NEWS15 August 2018

Ofcom fines Royal Mail £50m

Legal News UK

UK – Ofcom has issued the Royal Mail with a £50m fine for breaking competition law.

Royal Mail van_crop

The communications regulator said the penalty was because the Royal Mail had abused its dominant position by discriminating against its only major letter delivering competitor.

One of Royal Mail’s wholesale customers, Whistl, had complained to Ofcom about changes Royal Mail made to its wholesale customers’ contracts in early 2014, including wholesale price increases it was introducing.

Whistl was then expanding its business to compete directly with Royal Mail by delivering business letters to addresses in parts of the UK – making it the first company to challenge Royal Mail’s monopoly in the large-scale delivery of bulk mail.

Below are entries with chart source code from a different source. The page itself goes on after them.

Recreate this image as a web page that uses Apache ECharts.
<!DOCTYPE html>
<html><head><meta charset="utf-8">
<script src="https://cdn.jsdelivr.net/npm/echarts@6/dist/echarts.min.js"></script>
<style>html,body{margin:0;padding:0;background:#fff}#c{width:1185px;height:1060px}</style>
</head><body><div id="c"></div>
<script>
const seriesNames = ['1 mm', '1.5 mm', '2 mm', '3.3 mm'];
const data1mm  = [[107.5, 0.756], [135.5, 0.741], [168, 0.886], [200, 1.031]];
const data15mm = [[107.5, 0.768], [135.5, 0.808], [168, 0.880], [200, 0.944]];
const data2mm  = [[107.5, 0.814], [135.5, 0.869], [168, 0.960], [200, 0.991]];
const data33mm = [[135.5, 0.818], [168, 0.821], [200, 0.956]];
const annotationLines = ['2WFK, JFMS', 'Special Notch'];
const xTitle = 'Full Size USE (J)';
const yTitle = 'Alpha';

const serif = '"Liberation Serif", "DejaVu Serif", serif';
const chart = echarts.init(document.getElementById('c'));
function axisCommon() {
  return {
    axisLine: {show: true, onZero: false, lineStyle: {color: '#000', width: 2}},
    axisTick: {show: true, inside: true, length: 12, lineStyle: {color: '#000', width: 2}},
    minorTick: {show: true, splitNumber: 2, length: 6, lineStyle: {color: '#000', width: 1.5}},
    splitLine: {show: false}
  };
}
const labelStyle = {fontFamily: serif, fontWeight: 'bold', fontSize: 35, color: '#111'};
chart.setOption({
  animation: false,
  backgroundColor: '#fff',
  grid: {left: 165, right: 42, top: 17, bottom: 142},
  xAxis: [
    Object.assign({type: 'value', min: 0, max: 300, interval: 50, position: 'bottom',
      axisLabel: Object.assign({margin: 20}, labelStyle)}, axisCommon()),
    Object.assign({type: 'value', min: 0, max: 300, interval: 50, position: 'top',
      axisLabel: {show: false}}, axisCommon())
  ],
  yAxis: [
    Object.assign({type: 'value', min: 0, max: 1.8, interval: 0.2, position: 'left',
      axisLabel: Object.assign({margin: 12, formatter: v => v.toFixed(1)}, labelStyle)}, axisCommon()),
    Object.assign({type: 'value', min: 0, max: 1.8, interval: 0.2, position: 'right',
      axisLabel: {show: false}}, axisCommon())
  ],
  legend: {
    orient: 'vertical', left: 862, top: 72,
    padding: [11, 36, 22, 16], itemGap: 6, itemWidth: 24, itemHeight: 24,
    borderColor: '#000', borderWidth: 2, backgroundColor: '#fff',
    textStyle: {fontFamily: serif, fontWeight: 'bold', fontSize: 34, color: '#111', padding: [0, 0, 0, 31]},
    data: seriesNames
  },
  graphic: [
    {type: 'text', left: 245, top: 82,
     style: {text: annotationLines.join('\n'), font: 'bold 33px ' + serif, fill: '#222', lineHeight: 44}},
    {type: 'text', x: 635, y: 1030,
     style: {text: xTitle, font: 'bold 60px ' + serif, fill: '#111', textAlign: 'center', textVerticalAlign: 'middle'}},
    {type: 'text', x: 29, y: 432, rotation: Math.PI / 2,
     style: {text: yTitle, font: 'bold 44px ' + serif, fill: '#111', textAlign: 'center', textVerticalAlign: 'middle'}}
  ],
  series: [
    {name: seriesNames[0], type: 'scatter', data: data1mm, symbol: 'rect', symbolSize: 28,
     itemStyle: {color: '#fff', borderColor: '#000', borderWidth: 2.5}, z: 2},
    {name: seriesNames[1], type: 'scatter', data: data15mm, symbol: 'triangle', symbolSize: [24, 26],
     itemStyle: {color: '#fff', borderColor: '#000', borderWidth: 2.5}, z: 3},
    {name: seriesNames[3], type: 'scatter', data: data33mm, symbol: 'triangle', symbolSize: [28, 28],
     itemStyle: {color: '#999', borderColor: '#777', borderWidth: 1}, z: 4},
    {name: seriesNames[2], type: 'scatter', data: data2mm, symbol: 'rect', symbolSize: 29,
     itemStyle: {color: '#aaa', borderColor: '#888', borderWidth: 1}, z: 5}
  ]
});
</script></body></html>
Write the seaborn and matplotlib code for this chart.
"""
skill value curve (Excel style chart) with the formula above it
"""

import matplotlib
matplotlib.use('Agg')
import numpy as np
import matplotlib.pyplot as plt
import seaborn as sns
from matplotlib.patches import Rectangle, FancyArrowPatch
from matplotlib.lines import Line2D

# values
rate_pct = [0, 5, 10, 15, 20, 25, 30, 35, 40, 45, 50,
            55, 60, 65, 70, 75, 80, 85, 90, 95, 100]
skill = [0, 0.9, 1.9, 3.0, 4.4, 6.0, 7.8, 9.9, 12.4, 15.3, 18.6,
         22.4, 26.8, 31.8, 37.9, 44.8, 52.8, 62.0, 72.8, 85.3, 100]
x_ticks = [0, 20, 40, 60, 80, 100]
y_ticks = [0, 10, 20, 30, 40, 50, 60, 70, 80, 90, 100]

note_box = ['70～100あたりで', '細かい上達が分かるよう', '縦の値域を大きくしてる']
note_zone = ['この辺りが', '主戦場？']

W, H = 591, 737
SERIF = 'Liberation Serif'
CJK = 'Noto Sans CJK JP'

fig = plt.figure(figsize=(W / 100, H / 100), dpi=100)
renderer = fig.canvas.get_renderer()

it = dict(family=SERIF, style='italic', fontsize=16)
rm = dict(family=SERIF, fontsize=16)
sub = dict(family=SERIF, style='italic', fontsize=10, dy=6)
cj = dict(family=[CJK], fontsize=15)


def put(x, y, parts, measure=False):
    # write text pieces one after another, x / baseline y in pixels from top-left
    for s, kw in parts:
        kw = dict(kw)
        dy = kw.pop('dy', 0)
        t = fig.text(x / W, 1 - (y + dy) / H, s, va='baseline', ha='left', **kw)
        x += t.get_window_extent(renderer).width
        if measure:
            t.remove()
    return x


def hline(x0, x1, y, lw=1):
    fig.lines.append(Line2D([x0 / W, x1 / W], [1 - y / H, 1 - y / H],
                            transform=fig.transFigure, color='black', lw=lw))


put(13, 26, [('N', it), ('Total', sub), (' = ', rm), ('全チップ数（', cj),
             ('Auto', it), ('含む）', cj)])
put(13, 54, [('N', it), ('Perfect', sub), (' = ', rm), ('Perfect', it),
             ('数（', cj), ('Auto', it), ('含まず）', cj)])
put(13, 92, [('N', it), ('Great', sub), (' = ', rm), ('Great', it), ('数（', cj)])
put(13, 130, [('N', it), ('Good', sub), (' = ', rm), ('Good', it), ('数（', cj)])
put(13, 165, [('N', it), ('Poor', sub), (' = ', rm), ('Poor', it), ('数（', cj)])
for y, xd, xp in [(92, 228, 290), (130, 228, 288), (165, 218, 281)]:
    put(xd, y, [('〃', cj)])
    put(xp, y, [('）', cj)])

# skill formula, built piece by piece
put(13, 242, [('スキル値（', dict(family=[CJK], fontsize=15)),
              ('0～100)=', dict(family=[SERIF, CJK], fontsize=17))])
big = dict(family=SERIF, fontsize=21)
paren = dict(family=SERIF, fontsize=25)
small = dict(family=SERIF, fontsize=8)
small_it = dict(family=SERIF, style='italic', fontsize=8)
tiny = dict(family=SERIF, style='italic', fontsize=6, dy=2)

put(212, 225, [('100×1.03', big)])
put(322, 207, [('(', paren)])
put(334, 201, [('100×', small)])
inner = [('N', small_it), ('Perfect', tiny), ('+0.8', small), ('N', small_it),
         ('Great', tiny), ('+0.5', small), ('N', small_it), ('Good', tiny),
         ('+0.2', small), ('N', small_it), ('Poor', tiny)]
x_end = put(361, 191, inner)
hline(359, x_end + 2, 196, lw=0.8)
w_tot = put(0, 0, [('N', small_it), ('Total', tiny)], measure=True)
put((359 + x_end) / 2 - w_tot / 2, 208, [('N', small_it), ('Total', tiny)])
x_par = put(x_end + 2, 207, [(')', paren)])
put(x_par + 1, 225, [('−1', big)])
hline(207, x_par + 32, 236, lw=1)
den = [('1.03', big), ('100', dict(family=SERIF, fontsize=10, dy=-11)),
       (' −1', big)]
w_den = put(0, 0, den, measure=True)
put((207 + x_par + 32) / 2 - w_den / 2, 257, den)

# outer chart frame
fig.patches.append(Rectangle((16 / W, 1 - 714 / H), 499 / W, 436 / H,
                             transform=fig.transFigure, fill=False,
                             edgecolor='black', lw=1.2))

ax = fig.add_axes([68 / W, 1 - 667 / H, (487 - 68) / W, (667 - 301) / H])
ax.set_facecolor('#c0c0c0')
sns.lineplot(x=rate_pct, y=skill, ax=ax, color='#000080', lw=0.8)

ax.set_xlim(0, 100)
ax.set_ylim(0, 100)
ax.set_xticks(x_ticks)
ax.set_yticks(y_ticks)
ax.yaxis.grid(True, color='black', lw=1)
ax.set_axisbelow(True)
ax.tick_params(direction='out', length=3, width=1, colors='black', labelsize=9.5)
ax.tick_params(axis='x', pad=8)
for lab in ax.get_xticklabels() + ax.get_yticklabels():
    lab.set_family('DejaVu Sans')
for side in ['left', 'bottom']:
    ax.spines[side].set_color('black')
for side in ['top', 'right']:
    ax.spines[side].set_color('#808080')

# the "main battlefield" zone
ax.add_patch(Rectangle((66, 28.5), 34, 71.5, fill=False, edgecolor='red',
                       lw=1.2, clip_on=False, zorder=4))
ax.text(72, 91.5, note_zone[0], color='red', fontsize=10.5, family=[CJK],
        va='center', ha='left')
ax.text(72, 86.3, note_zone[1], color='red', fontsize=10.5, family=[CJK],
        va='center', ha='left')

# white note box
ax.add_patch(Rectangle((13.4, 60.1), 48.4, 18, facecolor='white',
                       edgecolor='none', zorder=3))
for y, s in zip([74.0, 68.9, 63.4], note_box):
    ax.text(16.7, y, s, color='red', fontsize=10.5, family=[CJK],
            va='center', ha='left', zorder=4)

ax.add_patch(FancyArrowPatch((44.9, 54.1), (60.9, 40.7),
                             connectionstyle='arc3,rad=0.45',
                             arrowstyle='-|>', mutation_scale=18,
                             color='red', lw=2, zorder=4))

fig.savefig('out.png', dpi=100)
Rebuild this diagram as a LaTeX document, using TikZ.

The 2014 wholesale price increases meant that any of Royal Mail’s wholesale customers looking to compete with it by delivering letters in some parts of the country – as Whistl was – would have to pay higher prices in the remaining areas where it used Royal Mail for delivery.

Whistl suspended plans to extend delivery services to new areas when it was told of these new prices.

Ofcom said its investigation found Royal Mail’s actions amounted to anti-competitive discrimination against customers who sought to deliver bulk mail. It analysed Royal Mail’s internal documents on the price changes which showed the changes were part of a deliberate strategy to limit competition in delivery as a direct response to the threat of competition from Whistl.

Jonathan Oxley, Ofcom’s competition group director, said: “Royal Mail broke the law by abusing its dominant position in bulk mail delivery. All companies must play by the rules. Royal Mail’s behaviour was unacceptable, and it denied postal users the potential benefits that come from effective competition.”

Ofcom found Royal Mail in breach of Section 18 of the Competition Act and Article 102 of the Treaty for the Functioning of the European Union, which prohibits a firm from abusing its dominant position.